All that crap, when saved to a text file, totals 2,639 bytes (2.57 kb). If we cut out the relevent stuff at the beginning (everything after “blog” is removed), we’re down to 437 bytes.
After checking the Akismet Homepage, we see from their Zeitgeist that they’ve caught a total of 302,974 SPAMs, which represents 82% of all comments. If I try and remember some of my high school Algebra classes, that means:
302974 = .82(x)
x = 369480.4878
We’ll use 369,480 for simplicity. Time for a little more math:
369480 x 2639 = 975,057,720
You checking me as we go along? Good… So that’s 975 million bytes of data, give or take some gzip compression here and there, some header information, and a few random character sets.
975057720 / 1024 = 952204.8046875 (kbytes)
952204.8046875 / 1024 = 929.8875 (mbytes)
So that’s 929.8875 megabytes of data hitting their servers.

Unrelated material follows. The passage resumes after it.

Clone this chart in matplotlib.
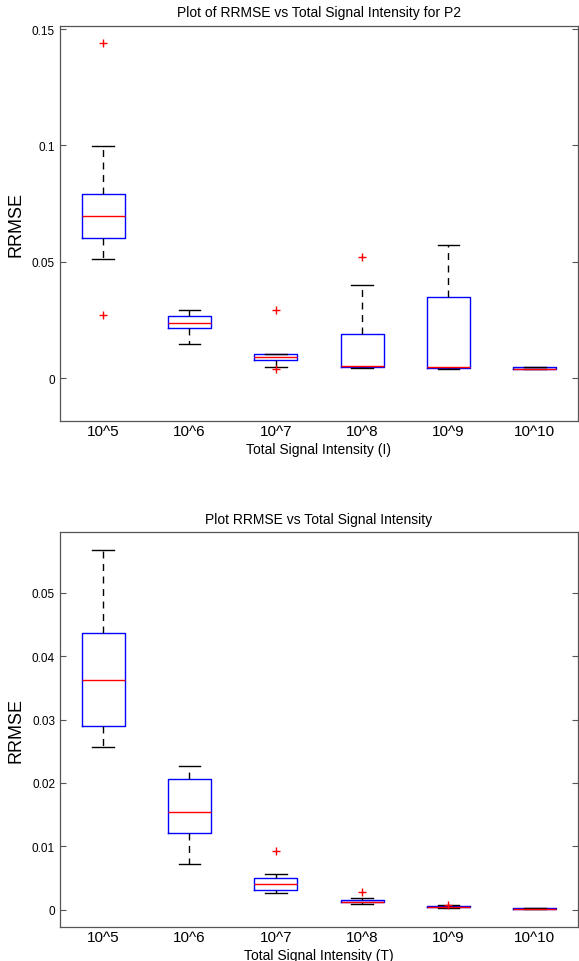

In the grand scheme of things, that’s not much, but let’s look at what it would have been with our smaller set of data:
369480 x 437 = 161,462,760
So now we’ve got 161 million bytes…
161462760 / 1024 = 157678.4765625 (kbytes)
157678.4765625 / 1024 = 153.983 (mbytes)
So we've gone from almost a gig of data, down to 150mb... Seems pretty damn sizeable to me, how about you?
Hmm, maybe I should offer a neutered Akismet plugin option?